Jason Isbell, 'Southeastern' (Southeastern/Thirty Tigers)

8
Southeastern
Critical Mass
Release Date: June 11, 2013
Label: Southeastern/Thirty Tigers

by David Menconi

"Saw my guts / Saw my glory / It would make a great story / If I could ever remember it right," Jason Isbell hollers toward the end of "Super 8," his new album's most vivid remembrance of ugly benders past. But the dozen painfully lived-in and painfully recalled songs on Southeastern put the lie to that notion.

Each of Isbell's solo records has made mincemeat of its predecessor, and the same goes for this one, his fourth since 2007's messy divorce from both Southern-rock icons Drive-By Truckers and their bassist, Shonna Tucker; it's also his first since sobering up and marrying Texas singer/fiddler Amanda Shires. That's a lot of emotional freight, and the result courses through these songs with excitement for new love and regret for past misdeeds.

Producer Dave Cobb (Shooter Jennings, Secret Sisters, and other twang-friendly acts) couches Isbell's voice in sturdy, non-showy roots-rock arrangements, the better to hear the vocals. Much of Southeastern is downright subdued, especially "Yvette," a waltz so pretty you might not notice the horrific storyline about the young narrator turning vigilante sniper against a female classmate's abusive father. "Live Oak" is an old-fashioned murder ballad, much of it a cappella; "Traveling Alone," a downcast lament of the single life, sounds as if it's rising out of a fog-shrouded body of water.

But the music is secondary. Isbell is among the finest lyricists working today, excelling at wordplay in the purest sense of the term, finding the music in language, how it sounds and flows and fits within the surrounding sounds: "And the church bells are ringing for those who are easy to please / And the frost on the ground probably envies the frost on the trees." He makes painting verbal pictures seem easy — not many writers can rhyme "sixteen" and "Benzodiazepine" without coming across as an annoying show-off.

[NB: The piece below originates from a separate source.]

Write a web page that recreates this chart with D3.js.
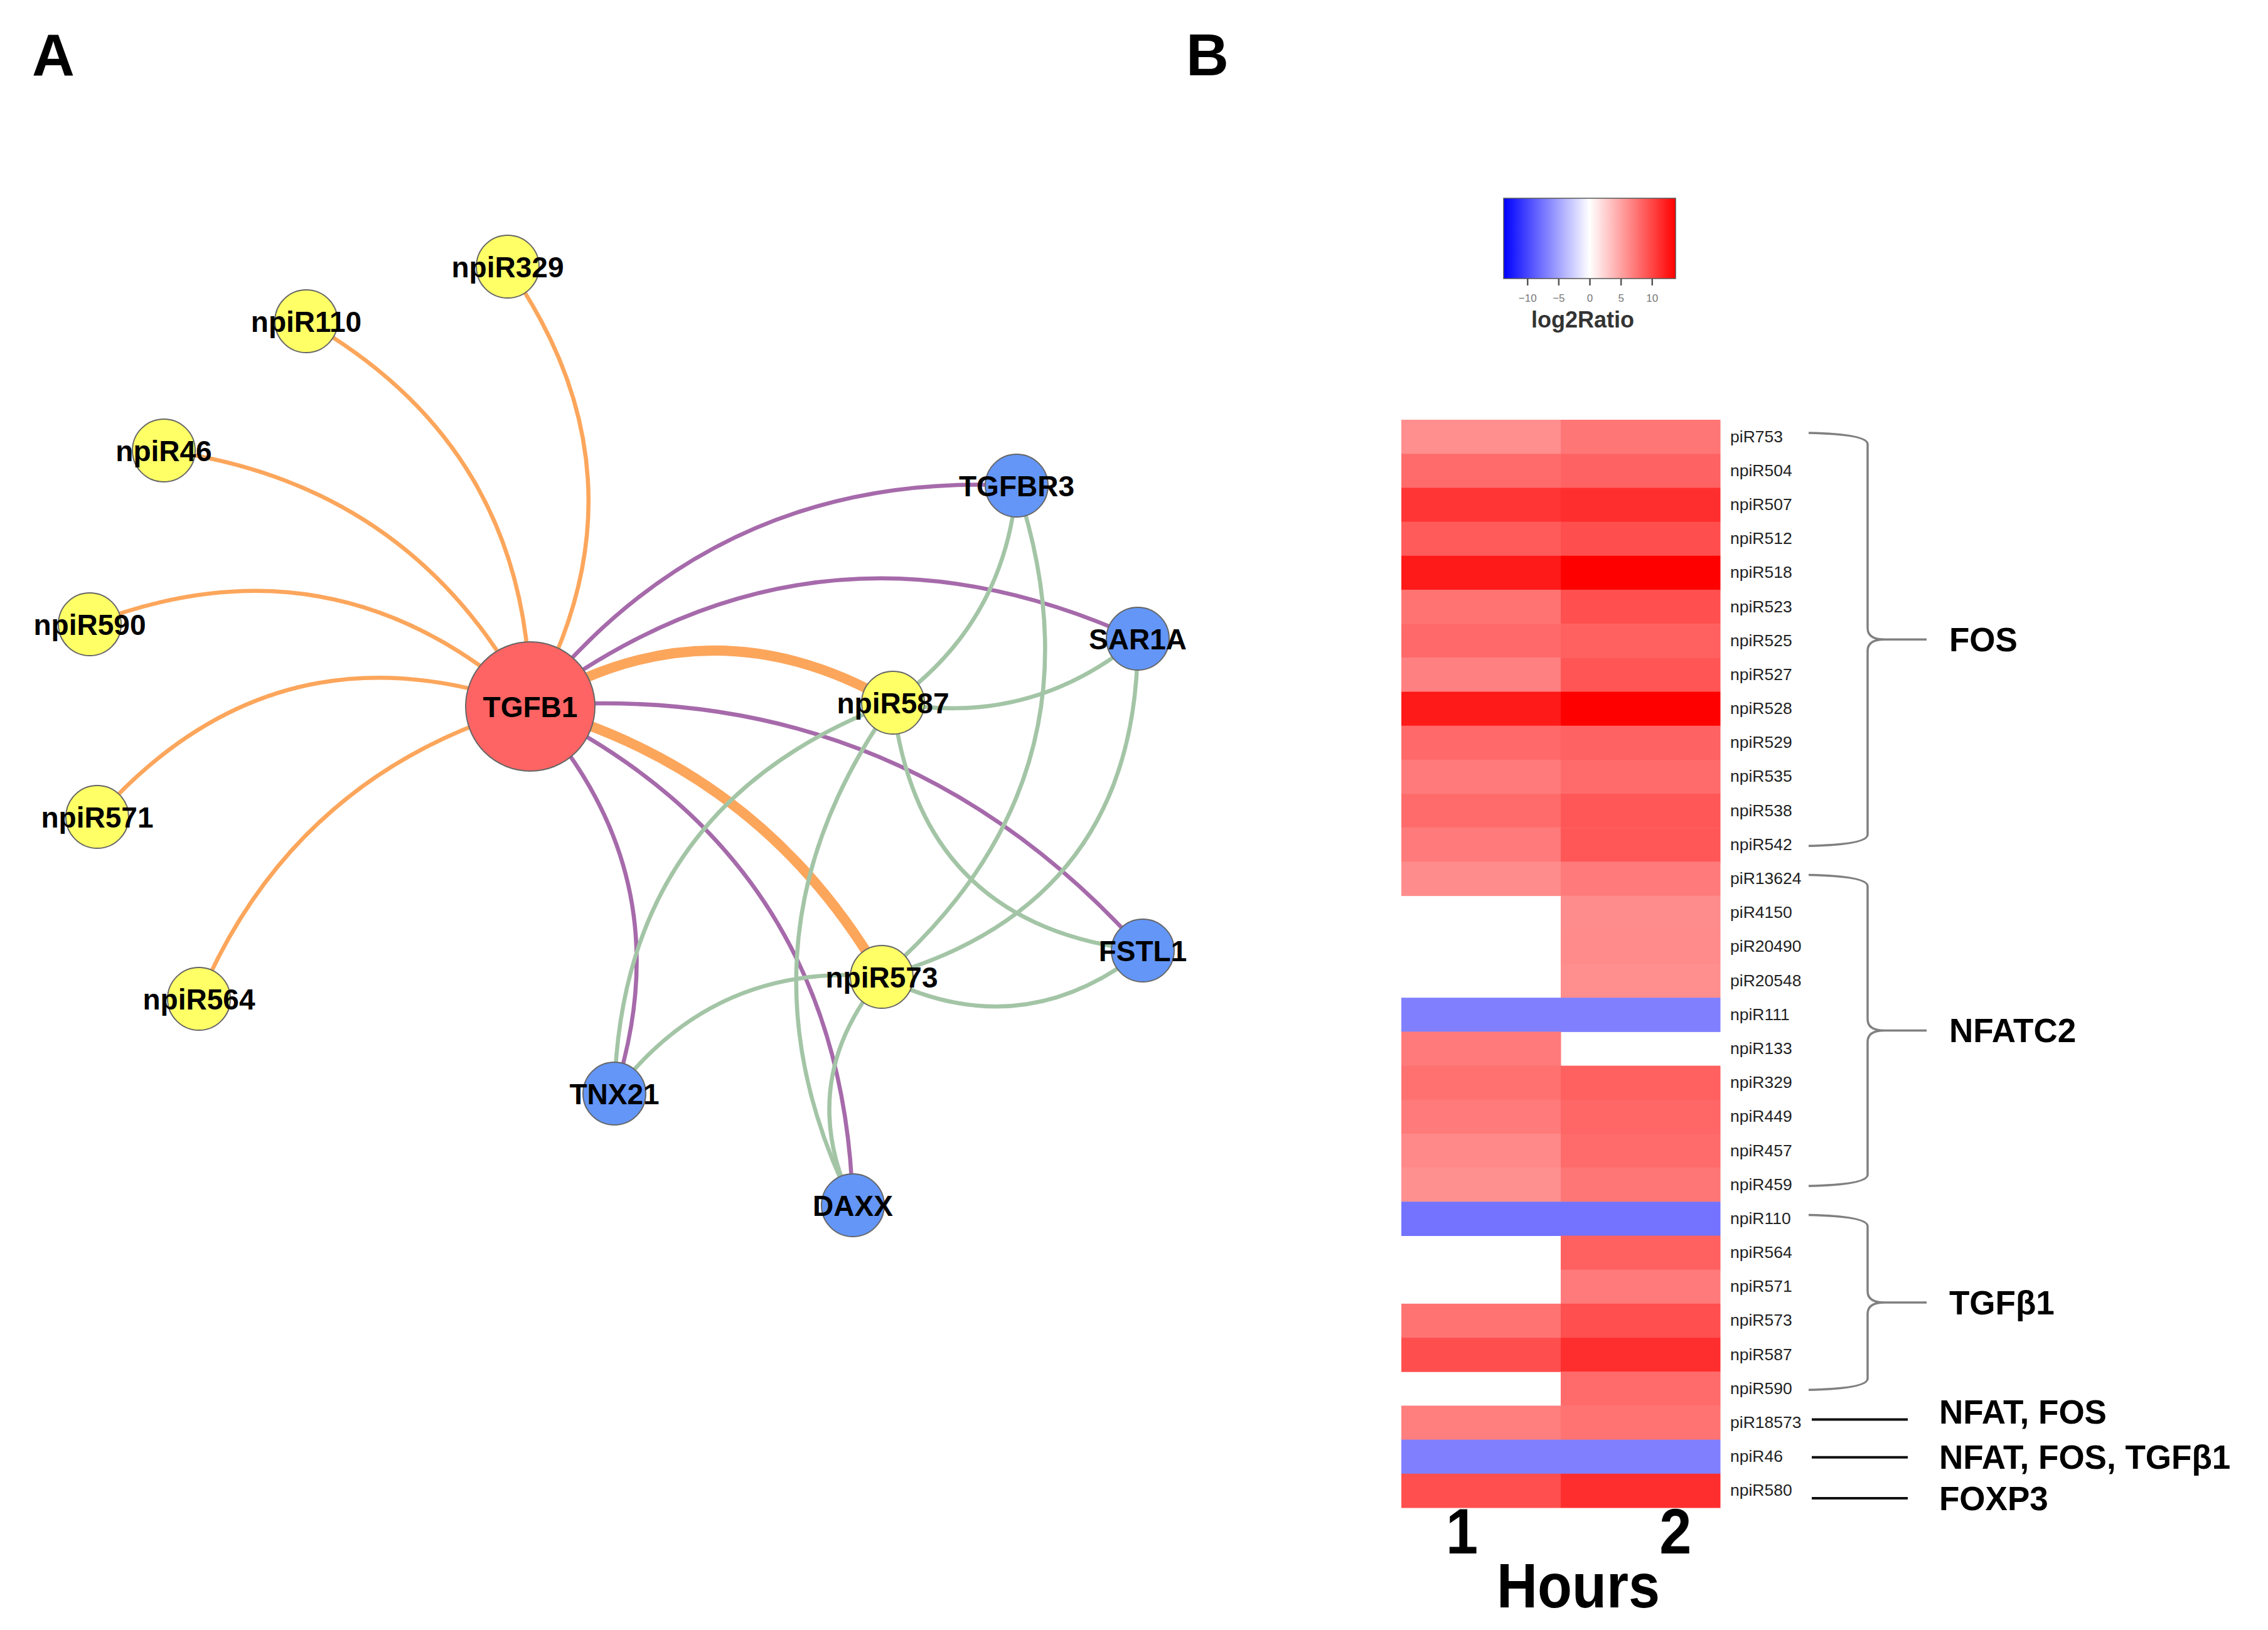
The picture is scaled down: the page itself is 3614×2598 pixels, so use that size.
<!DOCTYPE html>
<html><head><meta charset="utf-8">
<script src="https://cdn.jsdelivr.net/npm/d3@7"></script>
<style>body{margin:0;background:#fff}svg{display:block}</style>
</head><body>
<script>
// ---------- Panel A: network data ----------
const nodeNames = ["TGFB1","npiR329","npiR110","npiR46","npiR590","npiR571","npiR564","npiR587","npiR573","TGFBR3","SAR1A","FSTL1","TNX21","DAXX"];
const nodeKinds = ["hub","mirna","mirna","mirna","mirna","mirna","mirna","mirna","mirna","gene","gene","gene","gene","gene"];
// layout coordinates (layout units)
const nodeX = [84.5, 80.9, 48.8, 26.1, 14.3, 15.5, 31.7, 142.3, 140.5, 162.0, 181.3, 182.1, 97.9, 135.9];
const nodeY = [112.6, 42.5, 51.2, 71.8, 99.5, 130.2, 159.2, 112.0, 155.7, 77.4, 101.8, 151.5, 174.3, 192.1];

const edgeSource = ["npiR329","npiR110","npiR46","npiR590","npiR571","npiR564",
  "TGFB1","TGFB1",
  "TGFB1","TGFB1","TGFB1","TGFB1","TGFB1",
  "TGFBR3","TGFBR3","SAR1A","SAR1A","FSTL1","FSTL1","TNX21","TNX21","DAXX","DAXX"];
const edgeTarget = ["TGFB1","TGFB1","TGFB1","TGFB1","TGFB1","TGFB1",
  "npiR587","npiR573",
  "TGFBR3","SAR1A","FSTL1","TNX21","DAXX",
  "npiR587","npiR573","npiR587","npiR573","npiR587","npiR573","npiR587","npiR573","npiR587","npiR573"];
const edgeType = ["mirna","mirna","mirna","mirna","mirna","mirna",
  "mirna","mirna",
  "gene","gene","gene","gene","gene",
  "target","target","target","target","target","target","target","target","target","target"];
const edgeWeight = [1,1,1,1,1,1, 2,2, 1,1,1,1,1, 1,1,1,1,1,1,1,1,1,1];
const edgeBend = [0.157,0.145,0.13,0.155,0.17,0.12, 0.149,0.103, 0.13,0.15,0.125,0.146,0.152,
  0.116,0.167,0.117,0.19,0.2,0.16,0.17,0.14,0.15,0.16];

// ---------- Panel B: heatmap data ----------
const rows = ["piR753","npiR504","npiR507","npiR512","npiR518","npiR523","npiR525","npiR527","npiR528","npiR529","npiR535","npiR538","npiR542",
  "piR13624","piR4150","piR20490","piR20548","npiR111","npiR133","npiR329","npiR449","npiR457","npiR459",
  "npiR110","npiR564","npiR571","npiR573","npiR587","npiR590","piR18573","npiR46","npiR580"];
const hours = ["1","2"];
const hour1 = [6.1,8.0,11.0,8.9,12.4,7.6,8.1,6.9,12.4,8.1,7.2,8.0,7.2,
  6.2,null,null,null,-6.9,7.2,7.7,7.2,6.4,6.0,
  -7.6,null,null,7.6,9.6,null,7.0,-6.9,9.5];
const hour2 = [7.4,8.5,11.3,9.6,13.8,9.5,8.6,9.2,13.8,8.5,8.0,9.1,9.1,
  7.2,6.2,6.3,6.1,-6.9,null,8.6,8.3,8.0,7.4,
  -7.6,8.6,7.2,9.5,11.3,8.0,7.6,-6.9,11.3];
const legendTicks = [-10,-5,0,5,10];
const braceLabels = ["FOS","NFATC2","TGFβ1"];
const braceFrom = ["piR753","piR13624","npiR110"];
const braceTo = ["npiR542","npiR459","npiR590"];
const lineLabels = ["NFAT, FOS","NFAT, FOS, TGFβ1","FOXP3"];
const lineRows = ["piR18573","npiR46","npiR580"];

// ---------- drawing ----------
const W = 3614, H = 2598;
const FONT = "'Liberation Sans', Arial, Helvetica, sans-serif";
const svg = d3.select("body").append("svg").attr("width", W).attr("height", H)
  .style("font-family", FONT);

// panel letters
svg.append("text").attr("x", 85).attr("y", 121).attr("text-anchor","middle")
  .attr("font-size", 94).attr("font-weight","bold").text("A");
svg.append("text").attr("x", 1924).attr("y", 120).attr("text-anchor","middle")
  .attr("font-size", 94).attr("font-weight","bold").text("B");

// network
const sx = d3.scaleLinear().domain([0, 100]).range([0, 1000]);
const sy = d3.scaleLinear().domain([0, 100]).range([0, 1000]);
const nodes = nodeNames.map((n,i)=>({name:n, kind:nodeKinds[i], x:sx(nodeX[i]), y:sy(nodeY[i])}));
const byName = new Map(nodes.map(d=>[d.name,d]));
const edges = edgeSource.map((s,i)=>({s:byName.get(s), t:byName.get(edgeTarget[i]), type:edgeType[i], w:edgeWeight[i], bend:edgeBend[i]}));

const edgeColor = d3.scaleOrdinal().domain(["mirna","gene","target"]).range(["#fca65c","#a66aab","#a3c5a6"]);
const edgeWidth = d3.scaleOrdinal().domain([1,2]).range([6.5,16]);
const nodeFill = d3.scaleOrdinal().domain(["hub","mirna","gene"]).range(["#ff6464","#ffff66","#6396f7"]);
const nodeR = d3.scaleOrdinal().domain(["hub","mirna","gene"]).range([103,50,50]);

function edgePath(e){
  const dx = e.t.x - e.s.x, dy = e.t.y - e.s.y;
  const L = Math.hypot(dx,dy);
  const nx = dy/L, ny = -dx/L;
  const k = 2*e.bend*L;
  const cx = (e.s.x+e.t.x)/2 + nx*k, cy = (e.s.y+e.t.y)/2 + ny*k;
  const p = d3.path();
  p.moveTo(e.s.x, e.s.y);
  p.quadraticCurveTo(cx, cy, e.t.x, e.t.y);
  return p.toString();
}
const gNet = svg.append("g");
gNet.selectAll("path.edge").data(edges).join("path").attr("class","edge")
  .attr("d", edgePath).attr("fill","none")
  .attr("stroke", d=>edgeColor(d.type)).attr("stroke-width", d=>edgeWidth(d.w));
gNet.selectAll("circle.node").data(nodes).join("circle").attr("class","node")
  .attr("cx", d=>d.x).attr("cy", d=>d.y).attr("r", d=>nodeR(d.kind))
  .attr("fill", d=>nodeFill(d.kind)).attr("stroke","#666").attr("stroke-width",2);
gNet.selectAll("text.nlabel").data(nodes).join("text").attr("class","nlabel")
  .attr("x", d=>d.x).attr("y", d=>d.y).attr("dy","0.36em").attr("text-anchor","middle")
  .attr("font-size", 46).attr("font-weight","bold").attr("fill","#000").text(d=>d.name);

// heatmap
const x = d3.scaleBand().domain(hours).range([2233, 2741]);
const y = d3.scaleBand().domain(rows).range([669, 2403]);
const color = d3.scaleLinear().domain([-13.8,0,13.8]).range(["#0000ff","#ffffff","#ff0000"]);
const cells = [];
rows.forEach((r,i)=>{
  if (hour1[i] !== null) cells.push({r, h:"1", v:hour1[i]});
  if (hour2[i] !== null) cells.push({r, h:"2", v:hour2[i]});
});
const gHeat = svg.append("g");
gHeat.selectAll("rect").data(cells).join("rect")
  .attr("x", d=>x(d.h)).attr("y", d=>y(d.r))
  .attr("width", x.bandwidth()+0.5).attr("height", y.bandwidth()+0.5)
  .attr("fill", d=>color(d.v));

// row labels
const yAxis = svg.append("g").attr("transform", `translate(${x.range()[1]},0)`)
  .call(d3.axisRight(y).tickSize(0).tickPadding(16));
yAxis.select(".domain").remove();
yAxis.selectAll("text").attr("font-size", 26.5).attr("font-family", FONT).attr("fill","#222");

// column labels
const colOffset = [0.38, 0.72];
svg.selectAll("text.col").data(hours).join("text").attr("class","col")
  .attr("text-anchor","middle")
  .attr("transform", (d,i)=>`translate(${x(d)+x.bandwidth()*colOffset[i]},2476) scale(1,1.1)`)
  .attr("font-size", 92).attr("font-weight","bold").text(d=>d);
svg.append("text").attr("text-anchor","middle")
  .attr("transform", `translate(2515,2562) scale(1,1.12)`)
  .attr("font-size", 90).attr("font-weight","bold").text("Hours");

// legend
const lx = d3.scaleLinear().domain([-13.8,13.8]).range([2396,2670]);
const defs = svg.append("defs");
const grad = defs.append("linearGradient").attr("id","lg").attr("x1","0%").attr("x2","100%");
d3.range(0,1.0001,0.1).forEach(t=>{
  grad.append("stop").attr("offset", (t*100)+"%").attr("stop-color", color(-13.8+27.6*t));
});
svg.append("rect").attr("x", lx(-13.8)).attr("y", 316).attr("width", lx(13.8)-lx(-13.8)).attr("height", 128)
  .attr("fill","url(#lg)").attr("stroke","#555").attr("stroke-width",1.5);
const lAxis = svg.append("g").attr("transform","translate(0,444)")
  .call(d3.axisBottom(lx).tickValues(legendTicks).tickSize(11).tickPadding(14));
lAxis.select(".domain").remove();
lAxis.selectAll("line").attr("stroke","#555").attr("stroke-width",2.5);
lAxis.selectAll("text").attr("font-size",17).attr("font-family",FONT).attr("fill","#777");
svg.append("text").attr("x", 2522).attr("y", 522).attr("text-anchor","middle")
  .attr("font-size", 36).attr("font-weight","bold").attr("fill","#333").text("log2Ratio");

// braces
const bx0 = 2882, bxV = 2976, bxTip = 3070, r = 18;
braceLabels.forEach((lab,i)=>{
  const yT = y(braceFrom[i]) + y.bandwidth()/2 - 6;
  const yB = y(braceTo[i]) + y.bandwidth()/2 + 2;
  const yM = (yT+yB)/2;
  const p = d3.path();
  p.moveTo(bx0, yT);
  p.quadraticCurveTo(bxV, yT+2, bxV, yT+r);
  p.lineTo(bxV, yM-r);
  p.quadraticCurveTo(bxV, yM, bxV+r*1.5, yM);
  p.lineTo(bxTip, yM);
  p.moveTo(bxV+r*1.5, yM);
  p.quadraticCurveTo(bxV, yM, bxV, yM+r);
  p.lineTo(bxV, yB-r);
  p.quadraticCurveTo(bxV, yB-2, bx0, yB);
  svg.append("path").attr("d", p.toString()).attr("fill","none")
    .attr("stroke","#808080").attr("stroke-width",3.5);
  svg.append("text").attr("x", bxTip+36).attr("y", yM)
    .attr("dy","0.36em").attr("font-size",53).attr("font-weight","bold").text(lab);
});
// per-line vertical nudges (layout only)
const lineNudge = [-5, 1, 12];
const textNudge = [-18, 0, 12];
lineLabels.forEach((lab,i)=>{
  const yc = y(lineRows[i]) + y.bandwidth()/2;
  svg.append("line").attr("x1", 2887).attr("x2", 3040).attr("y1", yc+lineNudge[i]).attr("y2", yc+lineNudge[i])
    .attr("stroke","#111").attr("stroke-width",4);
  svg.append("text").attr("x", 3090).attr("y", yc+textNudge[i])
    .attr("dy","0.36em").attr("font-size",53).attr("font-weight","bold").text(lab);
});
</script>
</body></html>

So just about every song here has a couplet Elvis Costello would be proud to call his own, and the money shot "Elephant" has several: It's a wrenching three-and-a-half-minute movie, vividly describing what it feels like to watch someone you love die a horrible death from cancer, surrounded by family but still alone. "I'd sing her classic country songs / And she'd get high and sing along," Isbell declares in his straightforward drawl. "But she don't have a voice to sing with now." You can almost smell the antiseptic fear permeating a hospital room full of people who "try to ignore the elephant somehow." Every time that phrase comes up in the chorus, Isbell echoes the catch in his voice on his guitar, a perfect understated touch that speaks volumes. It's the little details that ring truest, one true line after another.